### Data block
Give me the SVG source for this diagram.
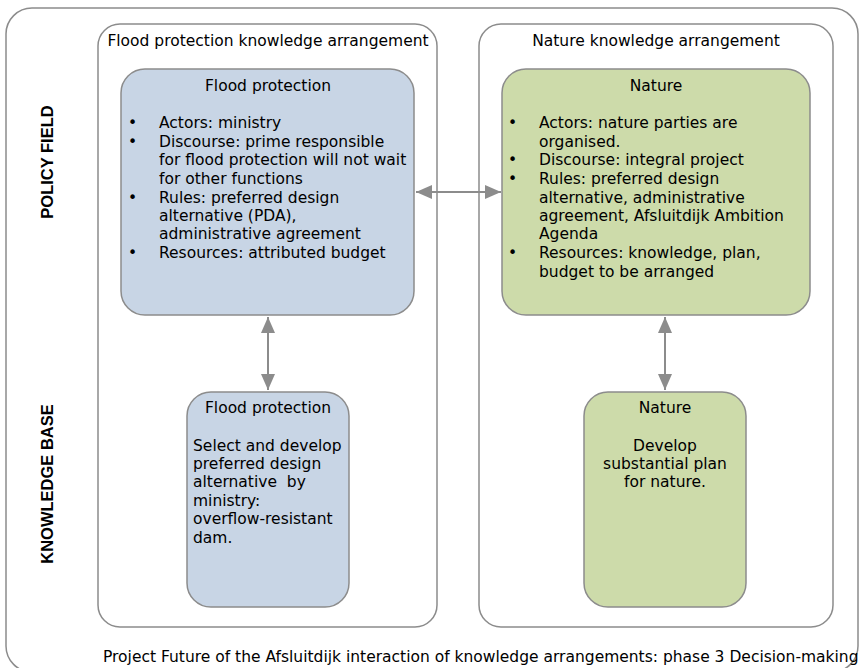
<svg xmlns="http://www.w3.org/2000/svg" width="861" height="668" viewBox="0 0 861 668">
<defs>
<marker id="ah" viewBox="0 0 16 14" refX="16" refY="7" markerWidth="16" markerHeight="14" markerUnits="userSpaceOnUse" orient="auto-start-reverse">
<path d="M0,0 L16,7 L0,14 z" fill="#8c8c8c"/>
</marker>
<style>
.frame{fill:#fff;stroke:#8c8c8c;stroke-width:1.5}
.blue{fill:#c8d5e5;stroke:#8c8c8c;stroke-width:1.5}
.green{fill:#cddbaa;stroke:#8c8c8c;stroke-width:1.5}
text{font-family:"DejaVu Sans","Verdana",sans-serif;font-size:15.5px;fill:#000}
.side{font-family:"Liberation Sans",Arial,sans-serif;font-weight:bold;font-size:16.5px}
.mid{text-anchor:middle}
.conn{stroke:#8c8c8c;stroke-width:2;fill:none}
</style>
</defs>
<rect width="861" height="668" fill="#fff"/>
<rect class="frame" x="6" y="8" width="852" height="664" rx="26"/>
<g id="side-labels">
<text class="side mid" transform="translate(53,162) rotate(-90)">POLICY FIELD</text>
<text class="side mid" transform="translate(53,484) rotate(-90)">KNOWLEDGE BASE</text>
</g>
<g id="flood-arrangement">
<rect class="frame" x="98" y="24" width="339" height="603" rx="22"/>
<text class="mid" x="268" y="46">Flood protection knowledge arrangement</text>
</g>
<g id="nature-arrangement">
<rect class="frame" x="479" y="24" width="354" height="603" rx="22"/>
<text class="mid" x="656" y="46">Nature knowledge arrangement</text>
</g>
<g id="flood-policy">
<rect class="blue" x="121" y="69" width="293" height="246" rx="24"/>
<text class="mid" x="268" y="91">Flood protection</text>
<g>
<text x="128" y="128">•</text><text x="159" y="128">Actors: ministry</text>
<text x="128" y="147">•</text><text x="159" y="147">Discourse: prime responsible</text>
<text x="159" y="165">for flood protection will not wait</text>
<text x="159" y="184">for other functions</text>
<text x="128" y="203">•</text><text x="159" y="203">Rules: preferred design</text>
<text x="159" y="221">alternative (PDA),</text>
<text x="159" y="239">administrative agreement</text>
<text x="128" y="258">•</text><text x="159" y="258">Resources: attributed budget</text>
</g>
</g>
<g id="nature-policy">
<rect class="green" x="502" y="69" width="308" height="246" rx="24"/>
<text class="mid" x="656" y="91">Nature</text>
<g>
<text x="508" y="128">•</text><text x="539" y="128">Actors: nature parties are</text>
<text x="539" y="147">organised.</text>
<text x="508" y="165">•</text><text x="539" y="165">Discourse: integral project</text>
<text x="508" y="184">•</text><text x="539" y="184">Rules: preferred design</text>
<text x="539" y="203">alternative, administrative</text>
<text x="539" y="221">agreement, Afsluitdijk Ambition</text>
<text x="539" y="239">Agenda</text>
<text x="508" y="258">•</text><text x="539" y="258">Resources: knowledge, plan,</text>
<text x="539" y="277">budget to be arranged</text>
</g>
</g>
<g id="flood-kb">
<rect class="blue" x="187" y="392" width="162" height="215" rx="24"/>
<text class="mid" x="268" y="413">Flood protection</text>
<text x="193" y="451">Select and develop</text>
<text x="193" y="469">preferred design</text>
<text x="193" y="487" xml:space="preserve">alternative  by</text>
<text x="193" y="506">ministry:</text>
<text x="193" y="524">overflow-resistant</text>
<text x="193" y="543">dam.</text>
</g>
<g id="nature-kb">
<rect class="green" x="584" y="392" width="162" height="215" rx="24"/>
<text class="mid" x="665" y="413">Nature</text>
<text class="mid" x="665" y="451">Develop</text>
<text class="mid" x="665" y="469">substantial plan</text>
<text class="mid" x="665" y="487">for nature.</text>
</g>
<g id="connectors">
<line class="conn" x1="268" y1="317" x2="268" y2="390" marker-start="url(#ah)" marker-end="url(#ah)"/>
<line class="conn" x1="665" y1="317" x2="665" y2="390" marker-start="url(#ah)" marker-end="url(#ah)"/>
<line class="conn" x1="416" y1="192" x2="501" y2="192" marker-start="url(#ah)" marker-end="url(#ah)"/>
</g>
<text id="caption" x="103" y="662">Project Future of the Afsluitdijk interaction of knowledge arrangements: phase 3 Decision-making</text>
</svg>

### Problem
Quote in full the listing given above; the images are to be left out.

### Answer to this problem
Give me the SVG source for this diagram.
<svg xmlns="http://www.w3.org/2000/svg" width="861" height="668" viewBox="0 0 861 668">
<defs>
<marker id="ah" viewBox="0 0 16 14" refX="16" refY="7" markerWidth="16" markerHeight="14" markerUnits="userSpaceOnUse" orient="auto-start-reverse">
<path d="M0,0 L16,7 L0,14 z" fill="#8c8c8c"/>
</marker>
<style>
.frame{fill:#fff;stroke:#8c8c8c;stroke-width:1.5}
.blue{fill:#c8d5e5;stroke:#8c8c8c;stroke-width:1.5}
.green{fill:#cddbaa;stroke:#8c8c8c;stroke-width:1.5}
text{font-family:"DejaVu Sans","Verdana",sans-serif;font-size:15.5px;fill:#000}
.side{font-family:"Liberation Sans",Arial,sans-serif;font-weight:bold;font-size:16.5px}
.mid{text-anchor:middle}
.conn{stroke:#8c8c8c;stroke-width:2;fill:none}
</style>
</defs>
<rect width="861" height="668" fill="#fff"/>
<rect class="frame" x="6" y="8" width="852" height="664" rx="26"/>
<g id="side-labels">
<text class="side mid" transform="translate(53,162) rotate(-90)">POLICY FIELD</text>
<text class="side mid" transform="translate(53,484) rotate(-90)">KNOWLEDGE BASE</text>
</g>
<g id="flood-arrangement">
<rect class="frame" x="98" y="24" width="339" height="603" rx="22"/>
<text class="mid" x="268" y="46">Flood protection knowledge arrangement</text>
</g>
<g id="nature-arrangement">
<rect class="frame" x="479" y="24" width="354" height="603" rx="22"/>
<text class="mid" x="656" y="46">Nature knowledge arrangement</text>
</g>
<g id="flood-policy">
<rect class="blue" x="121" y="69" width="293" height="246" rx="24"/>
<text class="mid" x="268" y="91">Flood protection</text>
<g>
<text x="128" y="128">•</text><text x="159" y="128">Actors: ministry</text>
<text x="128" y="147">•</text><text x="159" y="147">Discourse: prime responsible</text>
<text x="159" y="165">for flood protection will not wait</text>
<text x="159" y="184">for other functions</text>
<text x="128" y="203">•</text><text x="159" y="203">Rules: preferred design</text>
<text x="159" y="221">alternative (PDA),</text>
<text x="159" y="239">administrative agreement</text>
<text x="128" y="258">•</text><text x="159" y="258">Resources: attributed budget</text>
</g>
</g>
<g id="nature-policy">
<rect class="green" x="502" y="69" width="308" height="246" rx="24"/>
<text class="mid" x="656" y="91">Nature</text>
<g>
<text x="508" y="128">•</text><text x="539" y="128">Actors: nature parties are</text>
<text x="539" y="147">organised.</text>
<text x="508" y="165">•</text><text x="539" y="165">Discourse: integral project</text>
<text x="508" y="184">•</text><text x="539" y="184">Rules: preferred design</text>
<text x="539" y="203">alternative, administrative</text>
<text x="539" y="221">agreement, Afsluitdijk Ambition</text>
<text x="539" y="239">Agenda</text>
<text x="508" y="258">•</text><text x="539" y="258">Resources: knowledge, plan,</text>
<text x="539" y="277">budget to be arranged</text>
</g>
</g>
<g id="flood-kb">
<rect class="blue" x="187" y="392" width="162" height="215" rx="24"/>
<text class="mid" x="268" y="413">Flood protection</text>
<text x="193" y="451">Select and develop</text>
<text x="193" y="469">preferred design</text>
<text x="193" y="487" xml:space="preserve">alternative  by</text>
<text x="193" y="506">ministry:</text>
<text x="193" y="524">overflow-resistant</text>
<text x="193" y="543">dam.</text>
</g>
<g id="nature-kb">
<rect class="green" x="584" y="392" width="162" height="215" rx="24"/>
<text class="mid" x="665" y="413">Nature</text>
<text class="mid" x="665" y="451">Develop</text>
<text class="mid" x="665" y="469">substantial plan</text>
<text class="mid" x="665" y="487">for nature.</text>
</g>
<g id="connectors">
<line class="conn" x1="268" y1="317" x2="268" y2="390" marker-start="url(#ah)" marker-end="url(#ah)"/>
<line class="conn" x1="665" y1="317" x2="665" y2="390" marker-start="url(#ah)" marker-end="url(#ah)"/>
<line class="conn" x1="416" y1="192" x2="501" y2="192" marker-start="url(#ah)" marker-end="url(#ah)"/>
</g>
<text id="caption" x="103" y="662">Project Future of the Afsluitdijk interaction of knowledge arrangements: phase 3 Decision-making</text>
</svg>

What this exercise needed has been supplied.